Azzi's embrace of the endless rhythms of practice reps helped fuel her trajectory. In first grade, Azzi played with third-graders; in fifth grade, she was the MVP of a local all-star game for seventh and eighth-graders; and she's even been playing up age groups for Team USA. What's struck those who've seen her emerge into a player regarded as the best high school prospect regardless of class – she has two full high school seasons left – is the grace, humility and maturity that have been the hallmark of her ascent.

"Very normal," says Lawson, the former Tennessee and WNBA star. "I've not spent a lot of time around her, maybe a dozen times. She's very normal and easy to have a conversation with. She's a normal teenager, very polite and is a great teammate."

As a sophomore at St. John's, she's dominating her peers. She won the Washington Post All-Met Player of the Year as a freshman and is favored to win it again as a sophomore. Under coach Jonathan Scribner, she averaged 26.3 points, six rebounds and 2.5 steals per game this year. St. John's finished the season 35-1 and is No. 2 in the latest USA Today national poll. The Cadets won both the prestigious WCAC league title and District of Columbia State Athletic Association title. Scribner said there's no worry about her getting bored at this level, as she's preparing to evolve into a leader in next year's team. "She's a savant," he said. "She's just better at basketball than everybody. How do you explain that?"

Since her Maryland offer in sixth grade, Fudd has drawn the attention of all of the nation's top college programs. UConn's Geno Auriemma was at the first workout college coaches could attend during Azzi's freshman year, which set the tone for perhaps the highest-stakes women's basketball recruitment of this decade. Scribner said the best way to sum up her recruitment is to identify the top-10 programs in the country, and that list is her top-10 schools. Tim Fudd jokingly asks for Maryland to be listed first because of geography, and usual suspects like UConn, Notre Dame and South Carolina are on her long list along with a handful of other prominent schools.
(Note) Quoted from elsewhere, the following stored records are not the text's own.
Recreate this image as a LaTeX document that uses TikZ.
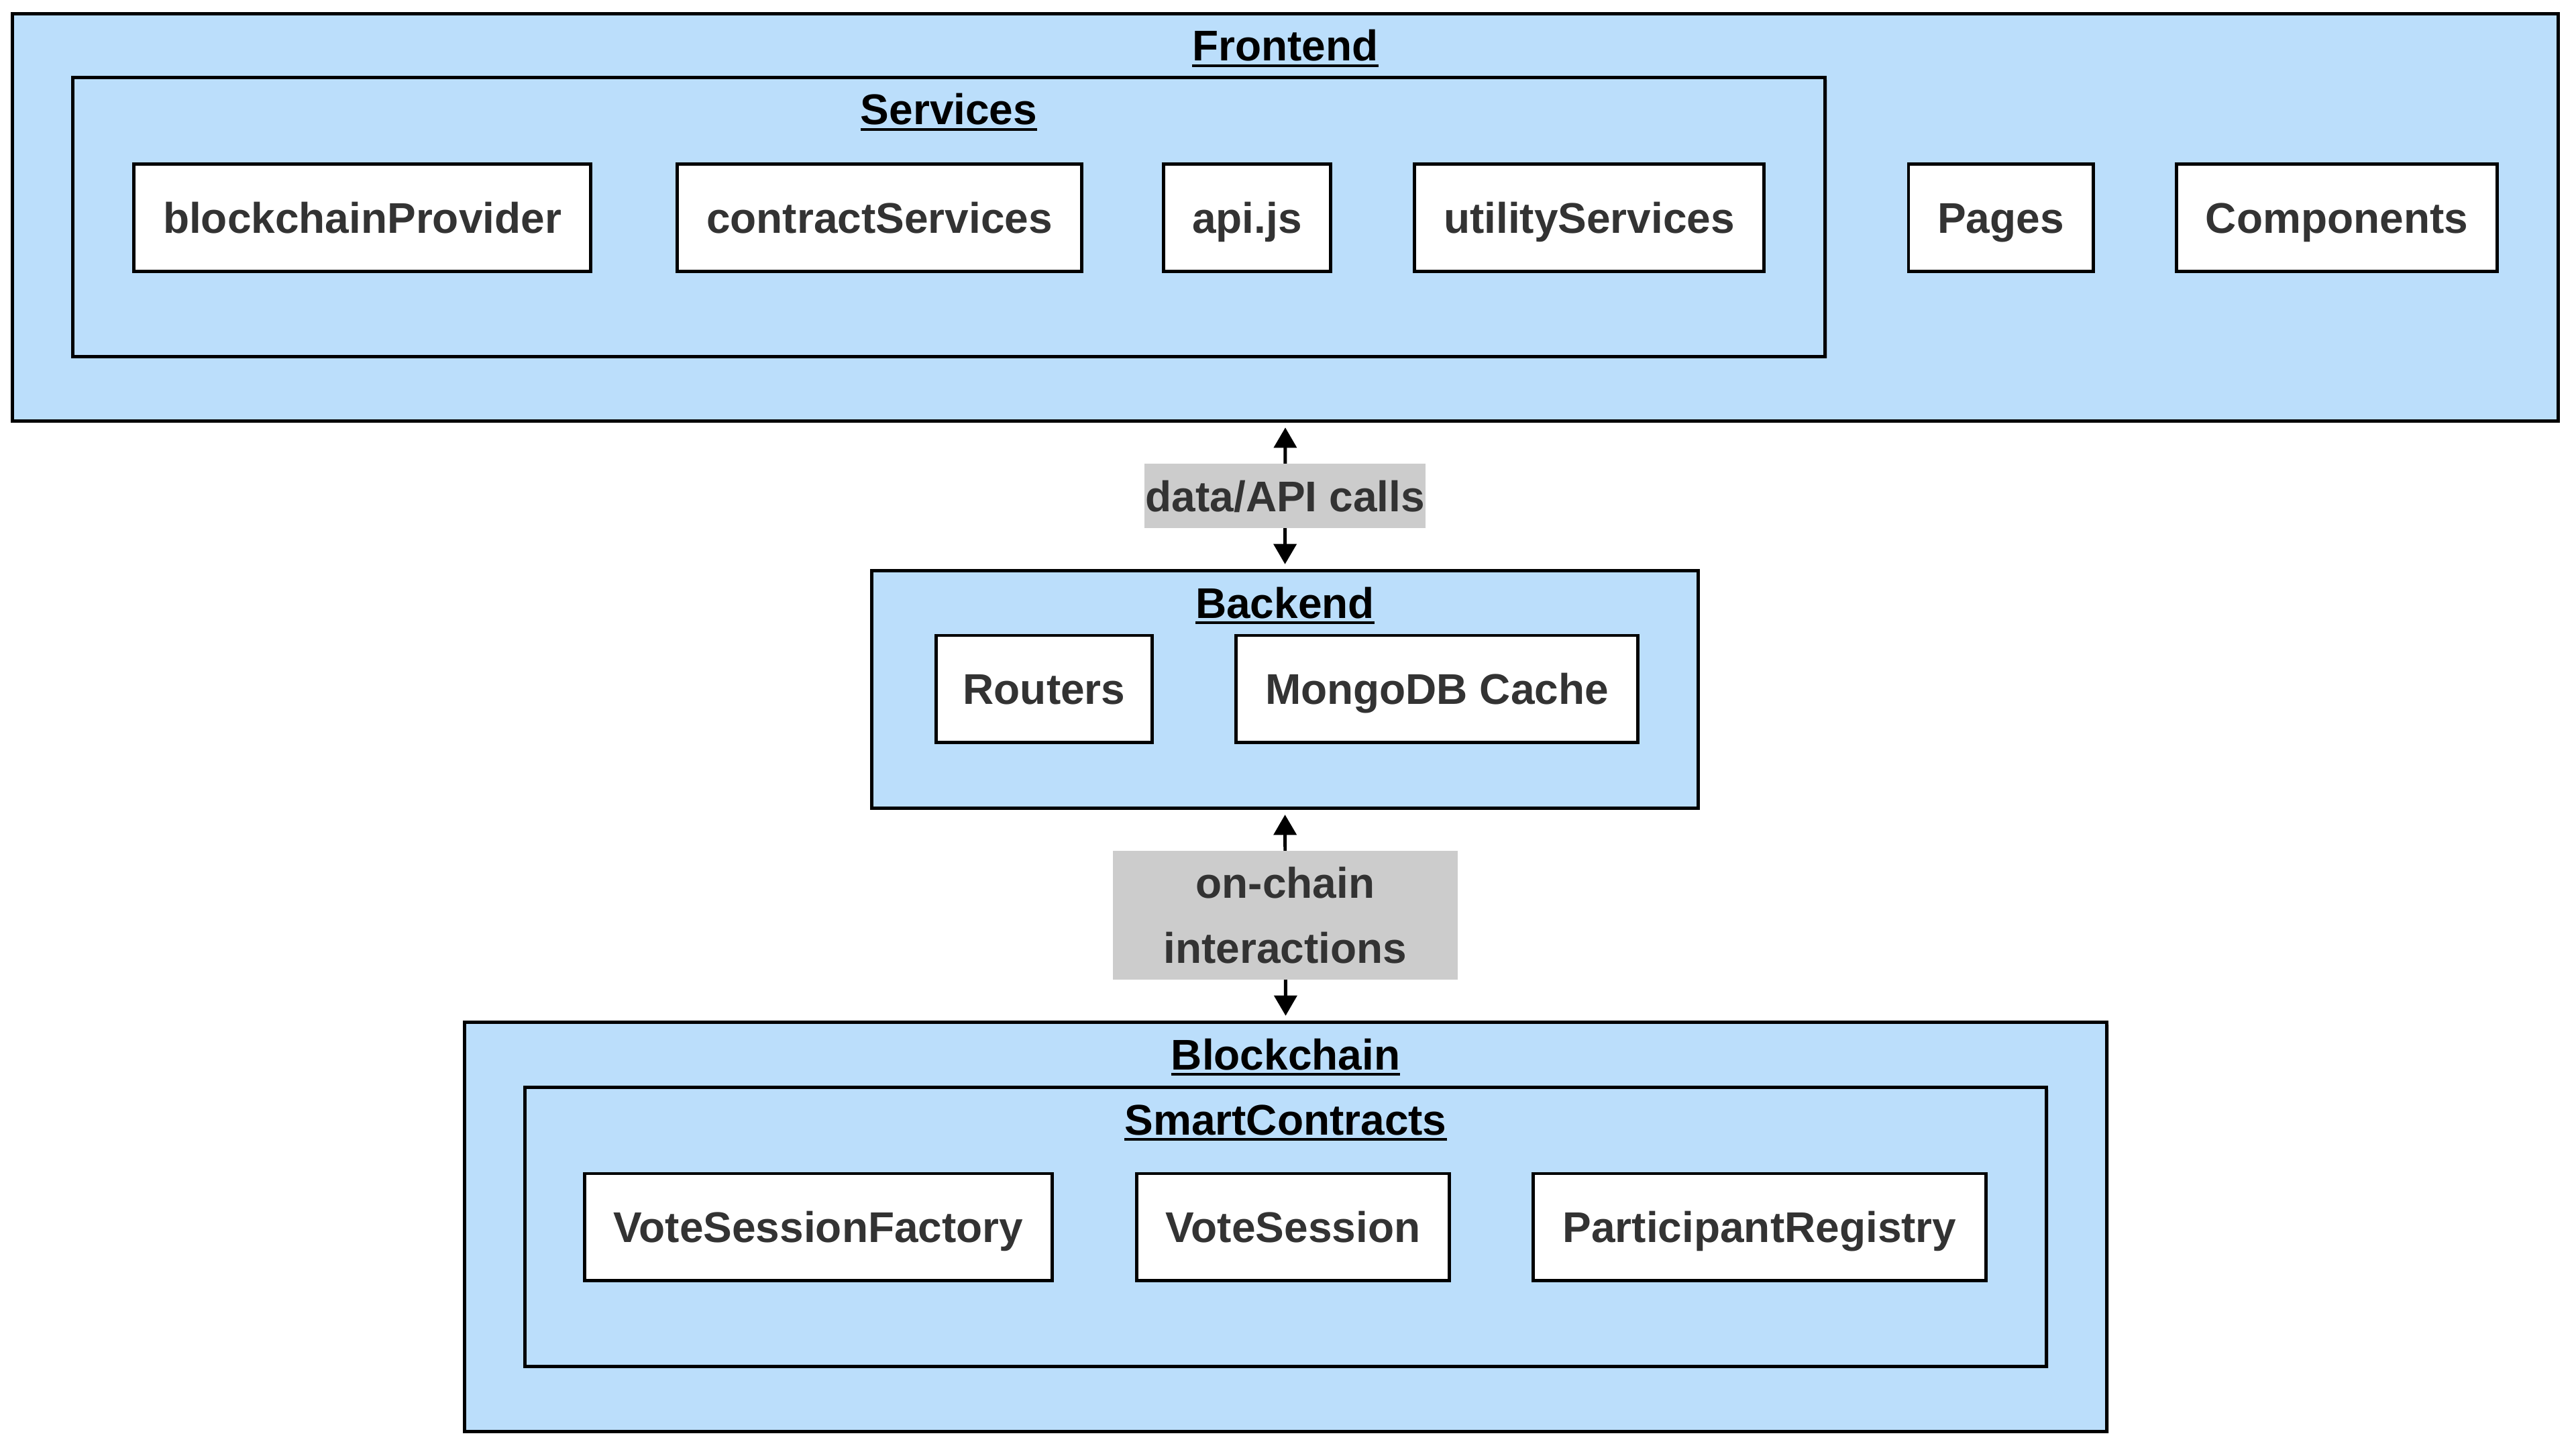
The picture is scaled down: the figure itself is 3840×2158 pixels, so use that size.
\documentclass[tikz,border=0pt]{standalone}
\usepackage{fontspec}
\setmainfont{Liberation Sans}
\usetikzlibrary{arrows.meta,shadows}
\definecolor{boxblue}{HTML}{BBDEFB}
\definecolor{lblgray}{HTML}{CCCCCC}
\definecolor{txtgray}{HTML}{333333}
\newcommand{\ulbox}[1]{\setbox0=\hbox{#1}\rlap{\rule[-0.14em]{\wd0}{0.065em}}\box0}
\begin{document}
\begin{tikzpicture}[x=0.01cm, y=-0.01cm,
  font=\fontsize{18.2pt}{27.6pt}\selectfont\bfseries,
  shd/.style={drop shadow={shadow xshift=0.8pt, shadow yshift=-0.8pt, opacity=0.18, fill=black}},
  container/.style={draw=black, line width=1.4pt, fill=boxblue, shd, inner sep=0pt, outer sep=0pt},
  cbox/.style={draw=black, line width=1.4pt, fill=white, shd, inner sep=0pt, outer sep=0pt,
    text=txtgray, text height=13.3pt, text depth=0pt, minimum height=1.59cm},
  ttl/.style={anchor=base, text=black, inner sep=0pt, outer sep=0pt},
  lbl/.style={fill=lblgray, text=txtgray, inner sep=0pt, outer sep=0pt, align=center},
  conn/.style={line width=1.4pt, {Triangle[width=9.6pt,length=8.6pt]}-{Triangle[width=9.6pt,length=8.6pt]},
    shorten <=0.1cm, shorten >=0.1cm}
]
\useasboundingbox (0,0) rectangle (3840,2158);

% Frontend
\node[container, minimum width=37.92cm, minimum height=6.06cm] (fe) at (1916,324) {};
\node[ttl] (fet) at (1916,91) {\ulbox{Frontend}};
\node[container, minimum width=26.11cm, minimum height=4.15cm] (svc) at (1414.5,323.5) {};
\node[ttl] (svct) at (1414.5,186) {\ulbox{Services}};
\node[cbox, minimum width=6.80cm] (bp) at (540,324.5) {blockchainProvider};
\node[cbox, minimum width=6.02cm] (cs) at (1311,324.5) {contractServices};
\node[cbox, minimum width=2.48cm] (api) at (1859,324.5) {api.js};
\node[cbox, minimum width=5.20cm] (us) at (2369,324.5) {utilityServices};
\node[cbox, minimum width=2.75cm] (pages) at (2982.5,324.5) {Pages};
\node[cbox, minimum width=4.77cm] (comps) at (3483.5,324.5) {Components};

% Backend
\node[container, minimum width=12.31cm, minimum height=3.53cm] (be) at (1915.5,1027.5) {};
\node[ttl] (bet) at (1915.5,921) {\ulbox{Backend}};
\node[cbox, minimum width=3.21cm] (rt) at (1556.5,1026.5) {Routers};
\node[cbox, minimum width=5.98cm] (mdb) at (2142,1026.5) {MongoDB Cache};

% Blockchain
\node[container, minimum width=24.47cm, minimum height=6.09cm] (bc) at (1916.5,1828.5) {};
\node[ttl] (bct) at (1916.5,1594) {\ulbox{Blockchain}};
\node[container, minimum width=22.67cm, minimum height=4.15cm] (sc) at (1916.5,1828.5) {};
\node[ttl] (sct) at (1916.5,1691) {\ulbox{SmartContracts}};
\node[cbox, minimum width=6.96cm] (vsf) at (1220,1828.5) {VoteSessionFactory};
\node[cbox, minimum width=4.65cm] (vs) at (1927.5,1828.5) {VoteSession};
\node[cbox, minimum width=6.74cm] (pr) at (2623,1828.5) {ParticipantRegistry};

% Connectors
\draw[conn] (fe.south) -- node[lbl, minimum width=4.19cm, minimum height=0.96cm, text height=13.3pt, text depth=0pt] (l1) {data/API calls} (be.north);
\draw[conn] (be.south) -- node[lbl, minimum width=5.13cm, minimum height=1.92cm] (l2) {on-chain\\interactions} (bc.north);
\end{tikzpicture}
\end{document}
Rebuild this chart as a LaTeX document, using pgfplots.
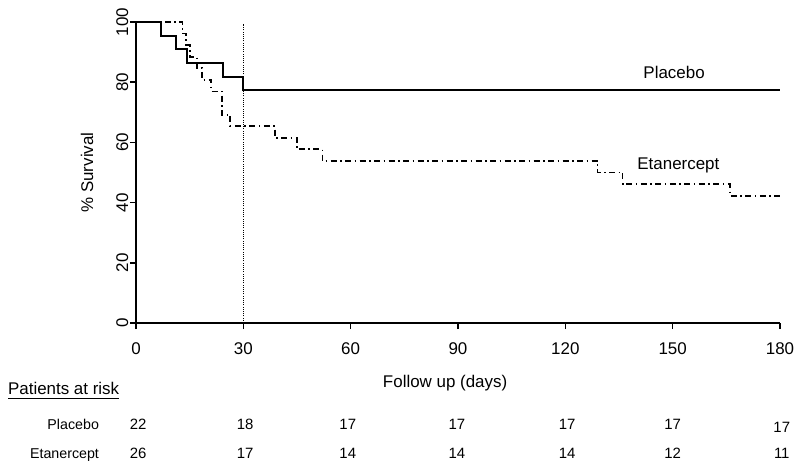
\documentclass[border=0pt]{standalone}
\usepackage{pgfplots}
\pgfplotsset{compat=1.18}
\usepackage{fontspec}
\setmainfont{Liberation Sans}
\newcommand\ul[1]{\setbox0\hbox{#1}\rlap{\vrule height -2.6bp depth 4.4bp width \wd0}\box0}
\begin{document}
\begin{tikzpicture}
\path[use as bounding box] (-136bp,-146bp) rectangle (664bp,323bp);
\begin{axis}[
  at={(0,0)}, anchor=south west,
  scale only axis, width=644bp, height=301bp,
  xmin=0, xmax=180, ymin=0, ymax=100,
  axis x line*=bottom, axis y line*=left,
  axis line style={line width=1.8bp, -},
  xtick={0,30,...,180}, ytick={0,20,...,100},
  tick align=outside, major tick length=6bp,
  tick style={line width=1.5bp, black},
  /pgf/number format/assume math mode=true,
  ticklabel style={font=\fontsize{17}{20}\selectfont},
  xticklabel style={yshift=-10bp},
  yticklabel style={rotate=90, anchor=south, inner sep=1.5bp},
  xlabel={Follow up (days)}, ylabel={\% Survival},
  label style={font=\fontsize{17}{20}\selectfont},
  xlabel style={at={(rel axis cs:0.48,-0.2)}, anchor=center},
  ylabel style={at={(rel axis cs:-0.076,0.5)}, anchor=center},
  clip=false,
]
% Placebo
\addplot[black, line width=2bp, const plot, mark=none] coordinates {
(0,100) (7.1,95.45) (11.1,90.91) (14.2,86.36) (24.2,81.82) (30,77.27) (180,77.27)};
% Etanercept
\addplot[black, line width=1.8bp, const plot, mark=none,
  dash pattern=on 6bp off 3.5bp on 1.5bp off 3.5bp] coordinates {
(0,100) (13,96.15) (14,92.31) (15,88.46) (17,84.62) (18.5,80.77) (21,76.92)
(24,69.23) (26.3,65.38) (38.8,61.54) (44.9,57.69) (52.1,53.85) (129,50)
(136,46.15) (166,42.31) (180,42.31)};
% 30-day line
\addplot[black, line width=1bp, dash pattern=on 1bp off 1.2bp, mark=none] coordinates {(30,0) (30,99.5)};

\node[font=\fontsize{17}{20}\selectfont] at (axis cs:150.4,83.1) {Placebo};
\node[font=\fontsize{17}{20}\selectfont] at (axis cs:151.6,52.5) {Etanercept};

\node[font=\fontsize{17}{20}\selectfont, anchor=base west, inner sep=0pt] at (axis cs:-35.8,-23.9) {\ul{Patients at risk}};

\begin{scope}[every node/.style={font=\fontsize{14.3}{17}\selectfont, inner sep=0pt}]
\node[anchor=base east] at (axis cs:-10.3,-35.5) {Placebo};
\node[anchor=base east] at (axis cs:-10.3,-44.9) {Etanercept};
\end{scope}
\begin{scope}[every node/.style={font=\fontsize{15}{18}\selectfont, inner sep=0pt, anchor=base}]
\node at (axis cs:0.6,-35.5) {22};
\node at (axis cs:30.5,-35.5) {18};
\node at (axis cs:59.2,-35.5) {17};
\node at (axis cs:89.7,-35.5) {17};
\node at (axis cs:120.5,-35.5) {17};
\node at (axis cs:150,-35.5) {17};
\node at (axis cs:180.5,-36.5) {17};
\node at (axis cs:0.6,-44.9) {26};
\node at (axis cs:30.5,-44.9) {17};
\node at (axis cs:59.2,-44.9) {14};
\node at (axis cs:89.7,-44.9) {14};
\node at (axis cs:120.5,-44.9) {14};
\node at (axis cs:150,-44.9) {12};
\node at (axis cs:180.5,-44.9) {11};
\end{scope}
\end{axis}
\end{tikzpicture}
\end{document}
Tim and Katie will be co-directors of a program – GTS Fusion, named after Katie's Game Time Skills platform – on the Under Armour grassroots circuit this summer. With Under Armour attempting to shake up Nike's domination of the grassroots women's scene, it's fitting that they have the best player from founder Kevin Plank's high school – he's a 1990 St. John's graduate – as centerpiece.

"She's a huge attribute in this UA circuit," said Tim Fudd. "Because of the type of personality she has, it's really easy for you to start envisioning other things."

Azzi Fudd poses for a photo with Golden State Warriors guard Stephen Curry. (Photo credit: Cassy Athena/Under Armour)
Azzi Fudd poses for a photo with Golden State Warriors guard Stephen Curry. (Photo credit: Cassy Athena/Under Armour)

Could that lead to Azzi leaning toward an Under Armour school? Could she someday end up becoming the foil to Curry as the face of Plank's brand? That's all far away – close enough to ponder but seemingly miles away as she chats in an office at St. John’s in her gray school uniform.

Perhaps the most interesting thing about Fudd's game is that there's nothing freakish about it. She's a shade under 6-foot, can't dunk and is an above-average athlete. She's not a 6-foot-4 dynamo like former UConn star Breanna Stewart or a Zion Williamson-like rare genetic specimen. Instead, her career is shaping up on a rare trajectory because of her dedication to skill development.

It's a little bit like a certain slight shooter's career arc – a player with well-known parents, a refined shooting stroke and decent athleticism who has willed himself through precision and repetition into one of the world's best players. It's not hard to envision Fudd's career arc continuing on the same path, one rep at time.

For now, though, she’s happy inspiring girls in the Washington D.C. area the same way Curry inspires her.

"People say, 'My daughter plays basketball because she loves watching you play,'" Azzi Fudd said. "It's refreshing, almost, and makes me want to keep working and keep getting better."